このため、ふじのくに県民クラブでは会派として鈴木氏を支援するものの、「議員個々の活動を制限するものではない」という方針も伝えられているそうだ。

県が抱える懸案への考え方は?

このように双方ともに支援体制が固まっているように見えながら内実では混沌としている部分もある中、注目されるのがそれぞれの政策であるが、懸案となっている県の課題に目を向けると2人の考えに大きな差を感じない部分も多い。

例えば、いまだ静岡工区が着工に至っていないリニア中央新幹線については、いずれも“推進”の立場を明確にし、大村氏は「いま抱えている問題は点検・確認をして、大井川流域市町の意見を踏まえた上で前に進めていく」と、鈴木氏は「環境と両立し、いつまでも問題を引きずるのではなくゴールを定めて進める」と話している。

停止から13年が経とうとしている浜岡原子力発電所(御前崎市)の再稼働への考え方に関しても、大村氏が「県民の安全確保が議論のスタート」との見解を示せば、鈴木氏も「原子力規制委員会の判断を待つ」とのスタンスで、共に安全面を重要視する姿勢に変わりはない。

そうした中で両者の主張に明確な違いが見えたのが、県がドーム化も視野に建設を計画している浜松市の新野球場をめぐる問題だ。

大村氏は、浜松市営球場が老朽化していることから「新しくしたいという声は当然だと思う」と理解を示しつつ、「ドーム案をやみくもに進めるのではなく地域の要望や県の財政を踏まえて進めることが重要」を話す。

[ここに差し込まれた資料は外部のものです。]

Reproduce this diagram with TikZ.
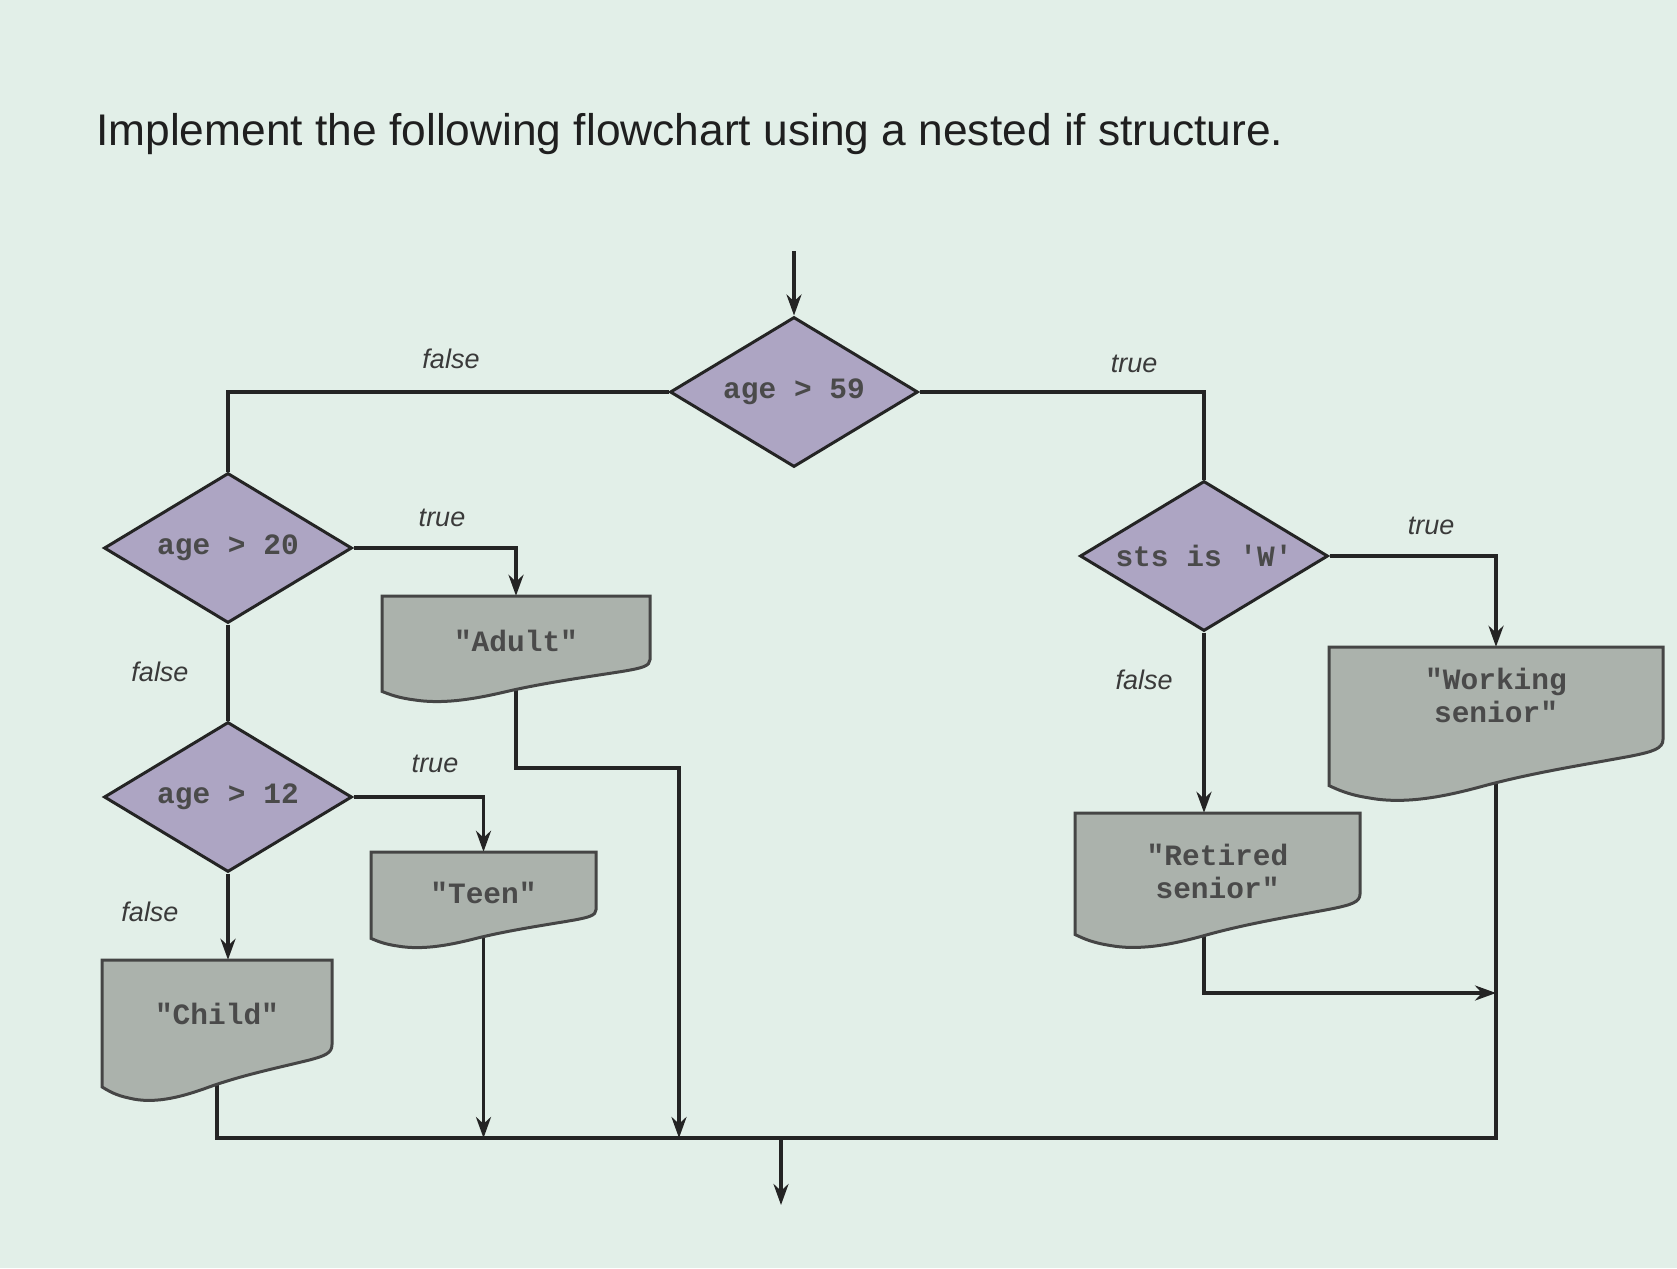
\documentclass[tikz,border=0pt]{standalone}
\usepackage{fontspec}
\setmainfont{Liberation Sans}
\setmonofont{Liberation Mono}
\usetikzlibrary{arrows.meta,shapes.geometric,calc}
\pgfdeclarelayer{bglayer}
\pgfdeclarelayer{lines}
\pgfdeclarelayer{shapes}
\pgfsetlayers{bglayer,lines,shapes,main}

\definecolor{bg}{HTML}{E2EFE8}
\definecolor{dfill}{HTML}{ADA5C3}
\definecolor{bfill}{HTML}{ABB2AC}
\definecolor{ink}{HTML}{242424}
\definecolor{txt}{HTML}{4A4A4A}
\definecolor{labc}{HTML}{3A3A3A}

\tikzset{
  flow/.style={line width=3.5pt, draw=ink, -{Stealth[length=21pt,width=15pt]}},
  link/.style={line width=3.5pt, draw=ink},
  decision/.style={diamond, aspect=2, draw=ink, line width=3pt, fill=dfill,
    inner sep=0pt, minimum width=248pt, minimum height=150pt,
    text=txt, font=\fontsize{29.5}{33}\ttfamily\bfseries},
  docshape/.style={draw=ink!85, line width=3pt, fill=bfill},
  docnode/.style={rectangle, draw=none, inner sep=0pt, align=center,
    text=txt, font=\fontsize{29.5}{33}\ttfamily\bfseries},
  lab/.style={text=labc, font=\fontsize{27}{30}\selectfont\itshape, inner sep=0pt},
}

% #1 name, #2 left, #3 top, #4 right, #5 bottom, #6 text, #7 extra node options
\newcommand\docbox[7]{%
\begin{pgfonlayer}{shapes}
\path[docshape] (#2,#3) -- (#4,#3) -- (#4,{#3+0.6*(#5-#3)})
 .. controls (#4,{#3+0.66*(#5-#3)}) and ({#2+0.97*(#4-#2)},{#3+0.68*(#5-#3)}) .. ({#2+0.9*(#4-#2)},{#3+0.71*(#5-#3)})
 .. controls ({#2+0.75*(#4-#2)},{#3+0.77*(#5-#3)}) and ({#2+0.6*(#4-#2)},{#3+0.82*(#5-#3)}) .. ({#2+0.45*(#4-#2)},{#3+0.91*(#5-#3)})
 .. controls ({#2+0.33*(#4-#2)},{#3+0.98*(#5-#3)}) and ({#2+0.22*(#4-#2)},{#3+1.02*(#5-#3)}) .. ({#2+0.12*(#4-#2)},{#3+0.98*(#5-#3)})
 .. controls ({#2+0.06*(#4-#2)},{#3+0.96*(#5-#3)}) and ({#2+0.03*(#4-#2)},{#3+0.93*(#5-#3)}) .. (#2,{#3+0.9*(#5-#3)}) -- cycle;
\end{pgfonlayer}
\node[docnode, minimum width=#4pt-#2pt, minimum height=#5pt-#3pt, #7] (#1) at ({(#2+#4)/2},{(#3+#5)/2}) {#6};
}

\begin{document}
\begin{tikzpicture}[x=1pt,y=-1pt]
\begin{pgfonlayer}{bglayer}
\fill[bg] (0,0) rectangle (1677,1268);
\end{pgfonlayer}
\useasboundingbox (0,0) rectangle (1677,1268);

% title
\node[anchor=west, inner sep=0pt, text=black!88] (title) at (96,134)
  {\resizebox{1187pt}{!}{Implement the following flowchart using a nested if structure.}};

% decisions
\node[decision] (d59) at (794,392) {age > 59};
\node[decision] (d20) at (228,548) {age > 20};
\node[decision] (d12) at (228,797) {age > 12};
\node[decision] (dsts) at (1204,556) {sts is 'W'};

% output boxes
\docbox{adult}{382}{596}{650}{702}{"Adult"}{text depth=16pt}
\docbox{teen}{371}{852}{596}{948}{"Teen"}{text depth=14pt}
\docbox{child}{102}{960}{332}{1101}{"Child"}{text depth=34pt}
\docbox{retired}{1075}{813}{1360}{948}{"Retired\\senior"}{text depth=18pt}
\docbox{work}{1329}{647}{1663}{801}{"Working\\senior"}{text depth=58pt}

% coordinates
\coordinate (start) at (794,251);
\coordinate (bl) at (0,1138);
\coordinate (jA) at (679,768);
\coordinate (jR) at (0,993);
\coordinate (endp) at (781,1205);

% labels
\node[lab] (lf59) at (451,359) {false};
\node[lab] (lt59) at (1134,364) {true};
\node[lab] (lt20) at (442,518) {true};
\node[lab] (lf20) at (160,672) {false};
\node[lab] (lt12) at (435,764) {true};
\node[lab] (lf12) at (150,912) {false};
\node[lab] (ltsts) at (1431,526) {true};
\node[lab] (lfsts) at (1144,680) {false};

% connectors
\begin{pgfonlayer}{lines}
\draw[flow] (start) -- (d59.north);
\draw[link] (d59.west) -| (d20.north);
\draw[link] (d59.east) -| (dsts.north);
\draw[flow] (d20.east) -| (adult.north);
\draw[link] (d20.south) -- (d12.north);
\draw[flow] (d12.east) -| (teen.north);
\draw[flow] (d12.south) -- (d12.south |- child.north);
\draw[flow] (dsts.east) -| (work.north);
\draw[flow] (dsts.south) -- (dsts.south |- retired.north);
\draw[flow] (adult.center) |- (jA) -- (jA |- bl);
\draw[flow] (teen.center) -- (teen.center |- bl);
\draw[link] (child.center) |- (work.center |- bl) -- (work.center);
\draw[flow] (dsts.south |- retired.center) |- (work.center |- jR);
\draw[flow] (endp |- bl) -- (endp);
\end{pgfonlayer}
\end{tikzpicture}
\end{document}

これに対し、鈴木氏は開放型ドームの推進を打ち出し、「ドーム化自体に費用がかかるのではなく、客席規模が影響する。開放型にして風を上手く取り込む形にすれば空調設備もいらなくなり、メンテナンス費もコストダウンできる」と私案を披露した。

さらに川勝県政の評価をめぐっても温度差があり、大村氏が対立と分断を生んだことを理由に「根本的に見直す」と口にした一方、鈴木氏は「発信力の高さ」を評価した上で産業政策に物足らなさを感じていたことを明らかにしている。

告示まで2週間…共産党も候補者擁立

森大介 氏(55)

こうした中、告示まで2週間となった4月25日。

共産党県委員会は知事選に向け党県委員長の森大介 氏(55)を公認候補として擁立すると発表した。

森氏は藤枝市出身で、党の機関紙「赤旗」の記者や党県書記長などを経て、山村糸子 前委員長の逝去に伴い、2024年4月から党県委員長に就いている。

会見では、立候補を決意した理由について「有権者の最大の関心事であるリニア建設の問題と浜岡原発の再稼働の問題で『ノー』の審判を下し、県民の命と暮らしを守り希望の持てる県政を実現したい」と説明し、「リニアと原発はいずれも政策的に破綻している。これらを国や大企業の言いなりで続けることは、県民の命と暮らし、そして将来を脅かす負の遺産となりかねない」と、リニア中央新幹線の建設反対や浜岡原発の再稼働反対などを軸に選挙戦を展開していく考えを明らかにした。

加えて浜松市の新野球場建設についても反対の立場をとり、大村氏・鈴木氏と主張の違いを明確にしている。

川勝知事が立候補を否定していることから、静岡にとっては15年ぶりとなる知事の交代。

1カ月後の5月26日はどのような結末が待っているだろうか。